Nachdem alle sieben Anzuhörenden ihre Ansichten ausführlich begründet und die Senatorin vor den Risiken des reduzierten Präsenzunterrichts gewarnt hatte – große Lernlücken, soziale Verwahrlosung und mehr häusliche Gewalt – beanstandete Schneider, es gebe ja gar keine „Studie“, die die vermehrte häusliche Gewalt während der Komplettschließung der Schulen belege. Allerdings hatte die Staatssekretärin für Gleichstellung, Barbara König (SPD) gerader erst die Eröffnung eines weitern Frauenhauses damit begründet, dass "leider die häusliche Gewalt in dieser Pandemie zunimmt".

Demonstrative Unterstützung für den Amtsarzt durch den RKI-Chef

Sodann warf Schneider dem Hygienebeirat der Bildungsverwaltung und Scheeres in deutlich empörter Tonlage vor, sie hätten nicht die Empfehlungen des RKI abgewartet, bevor sie den Stufenplan festlegten. Bevor sich die derart Angegriffenen argumentativ wehren konnten, verließ Schneider allerdings seinen Platz.

So konnte er nicht mehr hören, dass Amtsarzt Larscheid als Mitglied des Hygienebeirats erläuterte, immer im Austausch mit dem RKI gewesen zu sein.
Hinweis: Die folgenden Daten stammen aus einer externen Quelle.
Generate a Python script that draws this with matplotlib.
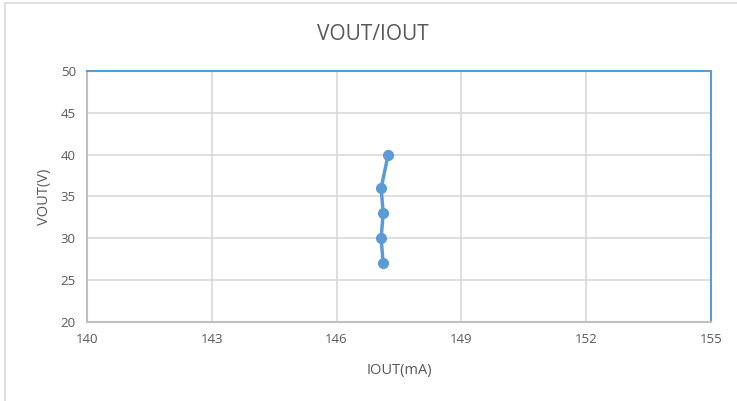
import matplotlib.pyplot as plt
from matplotlib.patches import Rectangle

# data
iout_ma = [147.12, 147.07, 147.12, 147.07, 147.24]
vout_v = [27, 30, 33, 36, 40]

x_ticks = [140, 143, 146, 149, 152, 155]
y_ticks = [20, 25, 30, 35, 40, 45, 50]

plt.rcParams['font.family'] = ['Open Sans', 'DejaVu Sans']

fig = plt.figure(figsize=(7.37, 4.01), dpi=100)
ax = fig.add_axes([87 / 737, 1 - 322 / 401, 624 / 737, 251 / 401])

# outer chart frame (cut off at right and bottom)
fig.patches.append(Rectangle((5 / 737, -0.1), 1.2, 1 - 3 / 401 + 0.1,
                             transform=fig.transFigure, fill=False,
                             edgecolor='#d9d9d9', linewidth=1.2))

ax.plot(iout_ma, vout_v, color='#5b9bd5', linewidth=2.5, marker='o',
        markersize=7, zorder=3)

ax.set_xlim(140, 155)
ax.set_ylim(20, 50)
ax.set_xticks(x_ticks)
ax.set_yticks(y_ticks)
ax.grid(True, color='#d9d9d9', linewidth=1.2)
ax.set_axisbelow(True)
ax.tick_params(length=0, labelsize=9.5, colors='#595959', pad=8)

ax.spines['top'].set_color('#5b9bd5')
ax.spines['right'].set_color('#5b9bd5')
ax.spines['left'].set_color('#bfbfbf')
ax.spines['bottom'].set_color('#bfbfbf')
for s in ax.spines.values():
    s.set_linewidth(1.5)

# title sits centred on the whole chart, not the plot area
fig.text(373 / 737, 1 - 35 / 401, 'VOUT/IOUT', fontsize=15, color='#595959',
         ha='center', va='center')
ax.set_xlabel('IOUT(mA)', fontsize=10.5, color='#595959', labelpad=12)
ax.set_ylabel('VOUT(V)', fontsize=10.5, color='#595959', labelpad=6)

fig.savefig('out.png', dpi=100)
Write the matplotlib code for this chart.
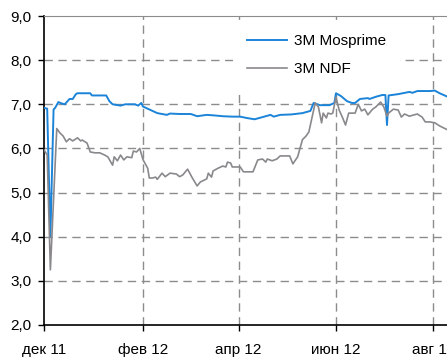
import numpy as np
import matplotlib
matplotlib.use("Agg")
import matplotlib.pyplot as plt
import matplotlib.dates as mdates
from matplotlib.ticker import FixedLocator, FuncFormatter

plt.rcParams["font.family"] = ["Liberation Sans", "DejaVu Sans"]

# days counted from 1 Dec 2011
start = np.datetime64("2011-12-01")

mosprime_days = [0, 2, 4, 6, 7, 9, 11, 13, 16, 18, 20, 21, 29, 30, 39, 41, 43, 48, 51, 57,
                 59, 61, 62, 65, 68, 71, 77, 79, 85, 92, 96, 102, 106, 112, 118, 123, 127,
                 132, 135, 142, 144, 148, 155, 162, 167, 169, 173, 179, 182, 183, 186, 190,
                 193, 195, 198, 203, 204, 208, 212, 214, 215, 216, 222, 229, 231, 234, 242,
                 245, 248, 253]
mosprime = [6.92, 6.90, 4.00, 6.88, 6.92, 7.05, 7.02, 7.00, 7.12, 7.12, 7.23, 7.25, 7.25,
            7.20, 7.20, 7.07, 7.00, 6.97, 7.00, 7.00, 6.97, 7.03, 6.95, 6.90, 6.85, 6.80,
            6.76, 6.79, 6.78, 6.78, 6.73, 6.76, 6.75, 6.73, 6.72, 6.72, 6.69, 6.66, 6.69,
            6.76, 6.72, 6.76, 6.77, 6.80, 6.85, 7.03, 6.98, 6.98, 7.03, 7.25, 7.19, 7.07,
            7.03, 7.03, 7.12, 7.14, 7.12, 7.17, 7.21, 7.21, 6.53, 7.20, 7.23, 7.28, 7.26,
            7.30, 7.30, 7.31, 7.25, 7.17]

ndf_days = [0, 2, 4, 8, 10, 12, 14, 16, 18, 21, 23, 24, 27, 29, 32, 35, 38, 40, 43, 44,
            46, 48, 50, 52, 55, 56, 58, 60, 62, 65, 66, 68, 70, 71, 74, 76, 79, 83, 85,
            87, 90, 93, 96, 98, 102, 103, 105, 106, 109, 112, 114, 115, 117, 118, 123,
            125, 131, 134, 137, 139, 140, 143, 146, 148, 154, 156, 159, 162, 164, 166,
            170, 172, 174, 175, 177, 178, 180, 181, 183, 185, 187, 189, 191, 195, 197,
            199, 201, 202, 203, 206, 208, 211, 213, 215, 216, 219, 222, 224, 226, 229,
            234, 237, 239, 242, 245, 248, 253]
ndf = [5.97, 5.85, 3.25, 6.45, 6.35, 6.28, 6.15, 6.22, 6.17, 6.24, 6.17, 6.19, 6.12, 5.92,
       5.90, 5.90, 5.85, 5.81, 5.62, 5.81, 5.72, 5.85, 5.74, 5.81, 5.79, 5.94, 5.92, 6.00,
       5.75, 5.55, 5.33, 5.33, 5.35, 5.30, 5.44, 5.36, 5.44, 5.42, 5.36, 5.40, 5.53, 5.33,
       5.15, 5.24, 5.31, 5.44, 5.35, 5.49, 5.55, 5.60, 5.58, 5.69, 5.67, 5.58, 5.58, 5.47,
       5.47, 5.74, 5.76, 5.69, 5.76, 5.72, 5.76, 5.83, 5.83, 5.65, 5.81, 6.20, 6.27, 6.37,
       7.03, 6.94, 6.58, 6.80, 6.69, 6.80, 6.78, 6.80, 7.16, 6.87, 6.71, 6.53, 6.80, 6.80,
       7.00, 6.85, 6.89, 6.83, 6.76, 6.89, 6.94, 7.05, 6.94, 6.73, 6.80, 6.89, 6.87, 6.71,
       6.78, 6.73, 6.78, 6.71, 6.60, 6.60, 6.58, 6.51, 6.42]

month_ticks = ["2011-12-01", "2012-02-01", "2012-04-01", "2012-06-01", "2012-08-01"]
month_labels = ["дек 11", "фев 12", "апр 12", "июн 12", "авг 12"]

BLUE = "#1c84d8"
GREY = "#8a888c"
GRID = "#8c8c8c"


def main():
    fig = plt.figure(figsize=(4.47, 3.60), dpi=100)
    ax = fig.add_axes([44 / 447, 35 / 360, 410 / 447, 309 / 360])

    x_mos = start + np.array(mosprime_days)
    x_ndf = start + np.array(ndf_days)
    ax.plot(x_mos, mosprime, color=BLUE, lw=1.4, label="3M Mosprime", zorder=3)
    ax.plot(x_ndf, ndf, color=GREY, lw=1.2, label="3M NDF", zorder=3)

    ax.set_xlim(start, start + 257)
    ax.set_ylim(2.0, 9.0)

    ticks = [mdates.date2num(np.datetime64(t)) for t in month_ticks]
    ax.xaxis.set_major_locator(FixedLocator(ticks))
    ax.set_xticklabels(month_labels)
    ax.set_yticks(np.arange(2, 9.5, 1.0))
    ax.yaxis.set_major_formatter(FuncFormatter(lambda v, _: ("%.1f" % v).replace(".", ",")))
    ax.tick_params(labelsize=11, colors="black", length=4, width=1, direction="out")
    ax.tick_params(axis="x", pad=9)
    ax.tick_params(axis="y", pad=5)

    # dashed grid, skipping the lines that coincide with the spines
    for t in ticks[1:]:
        ax.axvline(t, color=GRID, lw=1, dashes=(6, 4), zorder=1)
    for v in range(3, 9):
        ax.axhline(v, color=GRID, lw=1, dashes=(6, 4), zorder=1)

    ax.spines["top"].set_color("#8c8c8c")
    ax.spines["right"].set_visible(False)
    for side in ("left", "bottom"):
        ax.spines[side].set_linewidth(1.2)

    leg = ax.legend(loc="upper left", bbox_to_anchor=(0.462, 0.985), fontsize=11,
                    frameon=True, framealpha=1, facecolor="white", edgecolor="none",
                    fancybox=False, handlelength=2.6, handletextpad=0.45,
                    labelspacing=0.9, borderaxespad=0, borderpad=0.9)
    leg.set_zorder(2)

    fig.savefig("out.png", dpi=100)


if __name__ == "__main__":
    main()
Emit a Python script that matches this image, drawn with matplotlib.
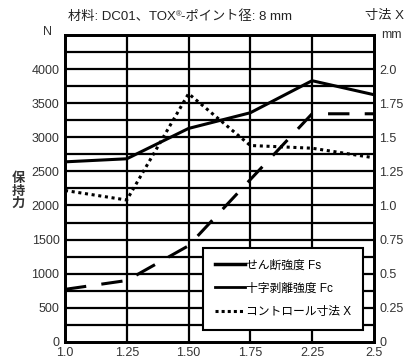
import matplotlib.pyplot as plt
from matplotlib.lines import Line2D
from matplotlib.text import Annotation

plt.rcParams['font.family'] = ['Liberation Sans', 'Noto Sans CJK JP', 'DejaVu Sans']

# Données
x_labels = ["1.0", "1.25", "1.50", "1.75", "2.25", "2.5"]
fs = [2640, 2685, 3130, 3360, 3830, 3625]        # せん断強度 Fs (N)
fc = [770, 900, 1410, 2380, 3345, 3345]          # 十字剥離強度 Fc (N)
x_dim = [1.11, 1.04, 1.82, 1.44, 1.42, 1.35]     # コントロール寸法 X (mm)

fig = plt.figure(figsize=(4.09, 3.61), dpi=100)
ax = fig.add_axes([0.159, 0.053, 0.755, 0.850])
ax2 = ax.twinx()

pos = list(range(len(x_labels)))

ax.plot(pos, fs, color='black', lw=2.2, solid_capstyle='butt')
ax.plot(pos, fc, color='black', lw=2.2, dashes=(7, 5))
ax2.plot(pos, x_dim, color='black', lw=2.2, dashes=(1, 1.2))

ax.set_xlim(0, 5)
ax.set_ylim(0, 4500)
ax2.set_ylim(0, 2.25)

# Grille
for y in range(250, 4500, 250):
    ax.axhline(y, color='black', lw=1.6, zorder=0)
for xv in pos[1:-1]:
    ax.axvline(xv, color='black', lw=1.6, zorder=0)

ax.set_xticks(pos)
ax.set_xticklabels(x_labels)
ax.set_yticks(range(0, 4001, 500))
ax.set_yticklabels([str(v) for v in range(0, 4001, 500)])
ax2.set_yticks([0, 0.25, 0.5, 0.75, 1.0, 1.25, 1.5, 1.75, 2.0])
ax2.set_yticklabels(["0", "0.25", "0.5", "0.75", "1.0", "1.25", "1.5", "1.75", "2.0"])

for a in (ax, ax2):
    a.tick_params(length=0, labelsize=9, colors='#333333', pad=4)
    for s in a.spines.values():
        s.set_linewidth(2)
        s.set_color('black')

# Titre en trois morceaux (® en exposant)
t1 = fig.text(0.166, 0.935, "材料: DC01、TOX", ha='left', va='bottom',
              fontsize=9.5, color='#222222')
t2 = fig.add_artist(Annotation("®", xy=(1, 0.45), xycoords=t1, ha='left', va='bottom',
                               fontsize=5.5, color='#222222'))
fig.add_artist(Annotation("-ポイント径: 8 mm", xy=(1, 0), xycoords=(t2, t1),
                          ha='left', va='bottom', fontsize=9.5, color='#222222'))
fig.text(0.94, 0.957, "寸法 X", ha='center', va='center', fontsize=9.5, color='#222222')
fig.text(0.115, 0.91, "N", ha='center', va='center', fontsize=9, color='#333333')
fig.text(0.958, 0.903, "mm", ha='center', va='center', fontsize=9, color='#333333')
fig.text(0.045, 0.47, "保\n持\n力", ha='center', va='center', fontsize=9.5,
         linespacing=1.0, fontweight='bold', color='#333333')

# Légende
handles = [Line2D([], [], color='black', lw=2.5),
           Line2D([], [], color='black', lw=2.0),
           Line2D([], [], color='black', lw=2.2, dashes=(1, 1))]
leg = ax.legend(handles, ["せん断強度 Fs", "十字剥離強度 Fc", "コントロール寸法 X"],
                loc='lower right', bbox_to_anchor=(0.966, 0.04), fontsize=8.5,
                frameon=True, fancybox=False, edgecolor='black', framealpha=1,
                handlelength=2.6, handletextpad=0.1, borderpad=1.0, labelspacing=0.95,
                borderaxespad=0)
leg.get_frame().set_linewidth(1.5)
leg.set_zorder(5)

fig.savefig("out.png", dpi=100)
Er hörte auch nicht, dass RKI-Chef Wieler Larscheid bescheinigte, „in allen Punkten Recht zu haben“.

"Fremdschämen" über den SPD-Geschäftsführer

Nach dem Auftritt Schneiders herrschte bei Angehörten und Abgeordneten Verwunderung. "Fremdgeschämt", habe sie sich über das "herrische und aufgeblasene" Verhalten, sagte eine Abgeordnete. Andere gaben zu bedenken, dass es nun an Fraktionschef Raed Saleh sei, den Geschäftsführer für sein "respektloses Betragen" zur Rechenschaft zu ziehen. 

„Schneider hat sich nicht mehr im Griff“, lautete eine andere Einschätzung. Er sei bisher bekannt dafür gewesen, „kalkuliert aufzubrausen“, um seine Ziele durchzusetzen, in diesem Fall aber sei er über das Ziel hinausgeschossen.

Amtsarzt Larscheid wunderte sich, dass Schneider „derart gegen seine Parteifreundin Sandra Scheeres gewettert“ habe. Im übrigen sei das Ganze „stillos“ gewesen.

"Jetzt muss sich die SPD-Fraktion überlegen, wie sie damit umgeht“, hieß es aus der Koalition. Es sei möglich, dass Schneider auf seine Fraktion Druck ausüben werde, stärker auf Schulschließungen zu drängen.

"Ich bin mir nicht sicher, ob das Aufbrausen nicht doch kalkuliert war", lautet die Einschätzung der grünen Bildungsexpertin Stefanie Remlinger. Denn Schulen zu schließen, sei "natürlich einfacher als sie mit zusätzlichen Ressourcen auszustatten, um die Krise meistern zu können".